Perubahan dari "emas" menjadi "kelabu" bukan hanya metafora untuk penampilan fisik kota yang hancur, tetapi juga melambangkan hilangnya kemuliaan, kegembiraan, dan kehidupan spiritualnya. Emas adalah lambang kemurnian, nilai yang tinggi, dan cahaya ilahi. Kehancuran Yerusalem berarti hilangnya kehadiran Allah secara nyata di Bait Suci, terganggunya ibadah, dan hancurnya tatanan sosial serta keagamaan. Warna kelabu sering diasosiasikan dengan kesedihan, abu, debu, dan kematian – semua elemen yang sangat relevan dengan kondisi kota setelah serangan Babilonia.
Kalimat kedua, "betapa batu murninya terhambur di tiap simpang jalan!", melanjutkan gambaran kehancuran yang menyakitkan. Batu-batu murni yang seharusnya menjadi pondasi kokoh dan elemen keindahan Bait Suci serta kota, kini berserakan tanpa makna di persimpangan jalan. Ini menunjukkan betapa universalnya kehancuran itu; tidak ada bagian kota yang luput dari malapetaka. Batu-batu yang dulunya diagungkan kini terinjak-injak, lambang dari nilai-nilai yang diinjak-injak, kehormatan yang hilang, dan kesucian yang ternoda.
Melalui ratapan ini, penulis ingin menyampaikan kedalaman duka cita atas apa yang telah terjadi. Ini bukan sekadar laporan sejarah, melainkan ungkapan hati yang hancur dan kesadaran akan kejatuhan yang begitu parah. Penggambaran yang begitu hidup ini mengajak pembaca untuk merasakan kepedihan yang sama, merenungkan konsekuensi dari dosa dan pelanggaran perjanjian, serta memahami betapa rapuhnya kemuliaan duniawi jika tidak ditopang oleh keberadaan ilahi. Ayat ini mengingatkan kita bahwa segala kemegahan dan kemakmuran dapat lenyap dalam sekejap ketika sumber kehidupan sejati, yaitu hubungan dengan Tuhan, terputus.

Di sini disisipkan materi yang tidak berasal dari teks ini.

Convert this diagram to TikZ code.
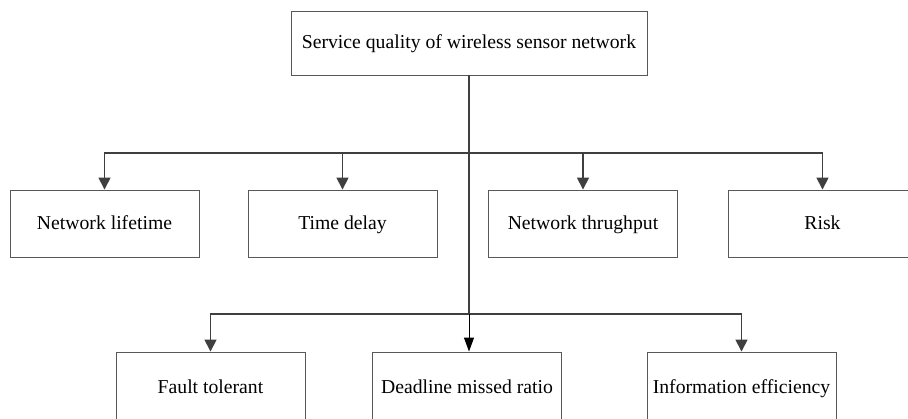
\documentclass[tikz,border=0pt]{standalone}
\usepackage{fontspec}
\setmainfont{Liberation Serif}
\usetikzlibrary{arrows.meta}
\definecolor{linegray}{HTML}{3F3F3F}
\definecolor{boxgray}{HTML}{585858}
\begin{document}
\begin{tikzpicture}[x=1pt,y=-1pt,
    box/.style={draw=boxgray,line width=0.9pt,minimum width=189pt,minimum height=67pt,inner sep=0pt,
      text height=16pt,text depth=4pt,font=\fontsize{19.7}{23}\selectfont},
    trunk/.style={draw=linegray,line width=1.6pt},
    link/.style={trunk,-{Triangle[width=12pt,length=12pt]}},
    thinlink/.style={draw=black,line width=1pt,-{Triangle[width=10pt,length=14pt]}}]
  \clip (0,0) rectangle (908,419);
  % root
  \node[box,minimum width=356pt,minimum height=64pt] (wsn) at (469,43) {Service quality of wireless sensor network};
  % first level
  \node[box] (life) at (104.5,223.5) {Network lifetime};
  \node[box] (delay) at (342.5,223.5) {Time delay};
  \node[box] (thru) at (583,223.5) {Network thrughput};
  \node[box] (risk) at (822.5,223.5) {Risk};
  % second level
  \node[box,minimum height=72pt] (fault) at (210.5,388) {Fault tolerant};
  \node[box,minimum height=72pt] (dead) at (467,388) {Deadline missed ratio};
  \node[box,minimum height=72pt] (info) at (741.5,388) {Information efficiency};
  % buses
  \coordinate (busa) at (wsn.south |- 0,153);
  \coordinate (busb) at (wsn.south |- 0,314);
  \draw[trunk] (wsn.south) -- (busb);
  \foreach \n in {life,delay,thru,risk}
    \draw[link] (busa) -| (\n);
  \foreach \n in {fault,info}
    \draw[link] (busb) -| (\n);
  \draw[thinlink] (busb) -- (busb |- dead.north);
\end{tikzpicture}
\end{document}
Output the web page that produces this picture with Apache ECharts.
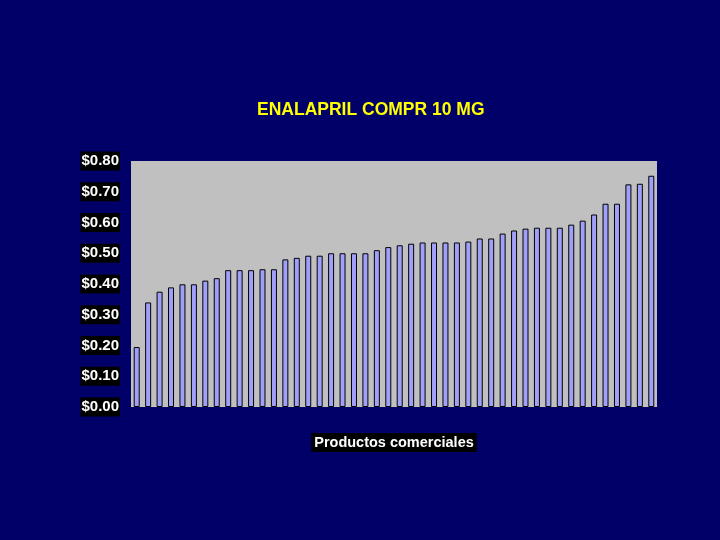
<!DOCTYPE html>
<html>
<head>
<meta charset="utf-8">
<script src="https://cdn.jsdelivr.net/npm/echarts@6/dist/echarts.min.js"></script>
<style>
html,body{margin:0;padding:0;background:#000068;}
#chart{width:720px;height:540px;}
</style>
</head>
<body>
<div id="chart"></div>
<script>
const titleText = 'ENALAPRIL COMPR 10 MG';
const xAxisName = 'Productos comerciales';
const prices = [
  0.195, 0.34, 0.375, 0.389, 0.399, 0.399, 0.411, 0.419, 0.445, 0.445,
  0.445, 0.448, 0.448, 0.48, 0.485, 0.492, 0.492, 0.50, 0.50, 0.50,
  0.50, 0.51, 0.52, 0.526, 0.531, 0.535, 0.535, 0.535, 0.535, 0.538,
  0.548, 0.548, 0.564, 0.574, 0.58, 0.583, 0.583, 0.583, 0.593, 0.606,
  0.626, 0.661, 0.661, 0.724, 0.726, 0.752
];
const categories = prices.map((_, i) => 'P' + (i + 1));
const yMin = 0, yMax = 0.8, yStep = 0.1;

const FONT = '"Liberation Sans Narrow", "Arial Narrow", "Liberation Sans", Arial, sans-serif';
const chart = echarts.init(document.getElementById('chart'));
chart.setOption({
  backgroundColor: '#000068',
  animation: false,
  title: {
    text: titleText,
    left: 252,
    top: 96,
    textStyle: { color: '#FFFF00', fontFamily: FONT, fontWeight: 'bold', fontSize: 17.5 }
  },
  grid: {
    left: 131, right: 63, top: 161, bottom: 133,
    show: true, backgroundColor: '#C0C0C0', borderWidth: 0
  },
  xAxis: {
    type: 'category',
    data: categories,
    axisLine: { show: false },
    axisTick: { show: false },
    axisLabel: { show: false },
    name: xAxisName,
    nameLocation: 'middle',
    nameGap: 26,
    nameTextStyle: {
      color: '#FFFFFF', fontFamily: FONT, fontWeight: 'bold', fontSize: 14.5,
      backgroundColor: '#000000', padding: [2, 3, 2, 3]
    }
  },
  yAxis: {
    type: 'value',
    min: yMin, max: yMax, interval: yStep,
    axisLine: { show: false },
    axisTick: { show: false },
    splitLine: { show: false },
    axisLabel: {
      margin: 11,
      color: '#FFFFFF', fontFamily: FONT, fontWeight: 'bold', fontSize: 15,
      backgroundColor: '#000000', padding: [2, 1, 2, 1],
      formatter: v => '$' + v.toFixed(2)
    }
  },
  series: [{
    type: 'bar',
    data: prices,
    barWidth: 6,
    itemStyle: { color: '#A0A0FA', borderColor: '#000000', borderWidth: 1 }
  }]
});
</script>
</body>
</html>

Ratapan 4:1 adalah pintu gerbang menuju pemahaman yang lebih luas tentang konsekuensi dosa, keadilan ilahi, dan kesetiaan Tuhan meskipun umat-Nya berdosa. Kehancuran Yerusalem, meskipun tragis, menjadi pelajaran berharga tentang pentingnya menjaga kekudusan dan ketaatan kepada Tuhan, sumber segala kemuliaan yang abadi.